The explainer stated: “Throughout the northern regions of England – the north west, north east, and Yorkshire and the Humber – and in the Midlands, around half of the civil service workforce is focused on operational delivery.

“A significant portion of DWP [Department for Work and Pensions] civil servants handle operational delivery work – such as the running of tax and benefits offices and job centres – and are accordingly well represented throughout the regions in on-the-ground administrative roles.”

The think tank on the regional presence of various departments, describing DExEU and the Department for Digital, Culture, Media and Sport as “extremely London-centric” and DWP, MoJ and HM Revenue and Customs as having a more even spread across the UK. There is a concentration of Department for International Development staff in Scotland, while the majority of civil servants in Wales work for the Department for Transport and almost half of those in the south west, where GCHQ is based, for the Ministry of Defence.

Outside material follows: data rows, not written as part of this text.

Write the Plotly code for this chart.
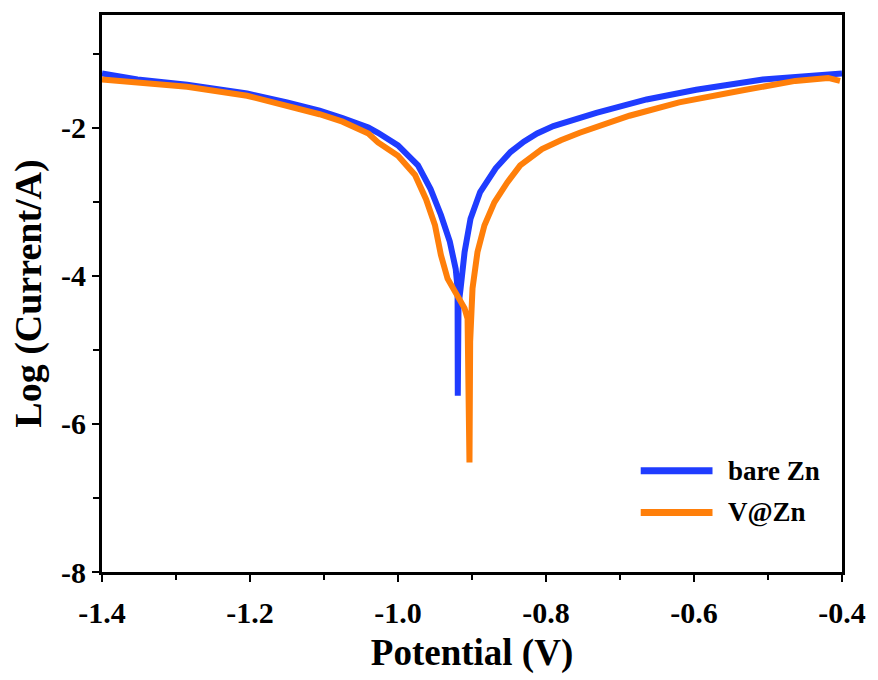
import plotly.graph_objects as go

# bare Zn : potential (V) / log(current)
bare_x = [-1.400, -1.352, -1.285, -1.204, -1.150, -1.106, -1.075, -1.055, -1.040, -1.027, -1.000, -0.973,
          -0.956, -0.942, -0.930, -0.922, -0.9195, -0.9192, -0.9182, -0.9154, -0.910, -0.902,
          -0.889, -0.868, -0.848, -0.830, -0.812, -0.790, -0.765, -0.732, -0.664, -0.597, -0.507,
          -0.450, -0.405, -0.400]
bare_y = [-1.27, -1.35, -1.42, -1.54, -1.66, -1.77, -1.87, -1.94, -2.00, -2.07, -2.24, -2.51,
          -2.83, -3.18, -3.54, -3.91, -4.17, -5.62, -4.40, -4.17, -3.68, -3.23,
          -2.87, -2.55, -2.33, -2.19, -2.08, -1.98, -1.90, -1.80, -1.62, -1.49, -1.35,
          -1.31, -1.27, -1.27]

# V@Zn
vzn_x = [-1.400, -1.352, -1.285, -1.204, -1.150, -1.106, -1.075, -1.055, -1.040, -1.027, -1.000, -0.977,
         -0.962, -0.950, -0.942, -0.933, -0.9195, -0.910, -0.906, -0.9034, -0.9025, -0.8993,
         -0.8926, -0.8832, -0.8698, -0.8523, -0.8349, -0.8200, -0.8054, -0.7800, -0.7544, -0.6872,
         -0.6201, -0.5302, -0.4631, -0.4188, -0.4027]
vzn_y = [-1.35, -1.40, -1.45, -1.57, -1.70, -1.82, -1.92, -2.00, -2.08, -2.20, -2.38, -2.64,
         -2.97, -3.32, -3.72, -4.04, -4.26, -4.44, -4.58, -6.52, -4.89, -4.17,
         -3.68, -3.32, -3.01, -2.74, -2.51, -2.39, -2.29, -2.17, -2.07, -1.84,
         -1.66, -1.49, -1.37, -1.33, -1.37]

x_ticks = [-1.4, -1.2, -1.0, -0.8, -0.6, -0.4]
x_labels = ["-1.4", "-1.2", "-1.0", "-0.8", "-0.6", "-0.4"]
y_ticks = [-8, -6, -4, -2]
y_labels = ["-8", "-6", "-4", "-2"]

series_names = ["bare Zn", "V@Zn"]
series_colors = ["#1f3cff", "#ff7f0a"]

FONT = "Liberation Serif"

fig = go.Figure()
for xs, ys, name, col in [(bare_x, bare_y, series_names[0], series_colors[0]),
                          (vzn_x, vzn_y, series_names[1], series_colors[1])]:
    fig.add_trace(go.Scatter(x=xs, y=ys, mode="lines", name=name,
                             line=dict(color=col, width=6), showlegend=False))

# legend drawn as line samples + text (longer sample lines than the default legend)
leg_y = [0.182, 0.107]
for name, col, yy in zip(series_names, series_colors, leg_y):
    fig.add_shape(type="line", xref="paper", yref="paper", x0=0.728, x1=0.825, y0=yy, y1=yy,
                  line=dict(color=col, width=7))
    fig.add_annotation(xref="paper", yref="paper", x=0.843, y=yy, text="<b>" + name + "</b>",
                       showarrow=False, xanchor="left", yanchor="middle",
                       font=dict(family=FONT, size=27, color="black"))

fig.update_layout(
    width=878, height=680,
    margin=dict(l=102, r=31, t=12, b=108),
    paper_bgcolor="white", plot_bgcolor="white",
    font=dict(family=FONT, color="black", size=24),
    showlegend=False,
)
fig.update_xaxes(
    range=[-1.4, -0.4], tickvals=x_ticks, ticktext=["<b>" + t + "</b>" for t in x_labels],
    showline=True, linecolor="black", linewidth=3, mirror=True,
    ticks="outside", ticklen=7, tickwidth=2, tickcolor="black",
    minor=dict(ticks="outside", ticklen=5, tickwidth=2, dtick=0.1, tickcolor="black"),
    showgrid=False, zeroline=False, ticklabelstandoff=5,
    tickfont=dict(size=30, family=FONT),
    title=dict(text="<b>Potential (V)</b>", font=dict(size=37, family=FONT), standoff=12),
)
fig.update_yaxes(
    range=[-8, -0.48], tickvals=y_ticks, ticktext=["<b>" + t + "</b>" for t in y_labels],
    showline=True, linecolor="black", linewidth=3, mirror=True,
    ticks="outside", ticklen=7, tickwidth=2, tickcolor="black",
    minor=dict(ticks="outside", ticklen=6, tickwidth=2, dtick=1, tickcolor="black"),
    showgrid=False, zeroline=False,
    tickfont=dict(size=30, family=FONT),
    title=dict(text="<b>Log (Current/A)</b>", font=dict(size=38, family=FONT), standoff=8),
)

fig.write_html("out.html")
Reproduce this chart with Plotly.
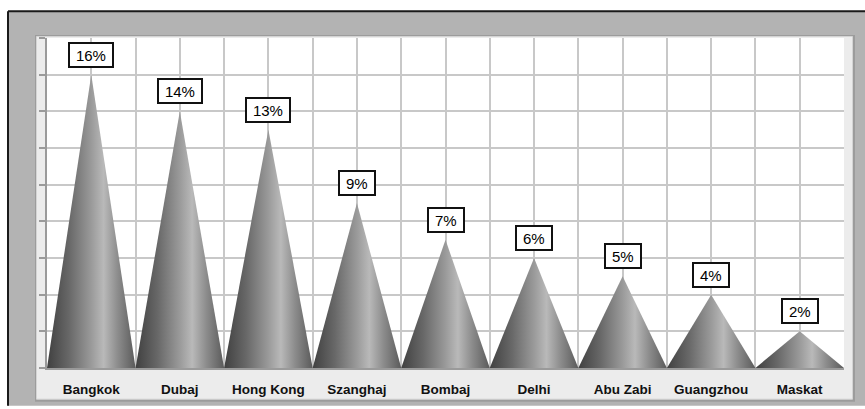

The Home Office has the most London-based civil servants of all departments.

Northern Ireland and the north east have the greatest reliance on civil service employment of all regions, with 14.4 and 10.9 in every 1,000 residents, respectively, a civil servant. In Wales the figure is 10.5, the next largest.

The IfG also pointed out that there are “more civil servants in Scotland and Wales working for Whitehall departments than for the Scottish and Welsh governments”.

The explainer is based on the latest release on civil service employment data from the Office for National Statistics.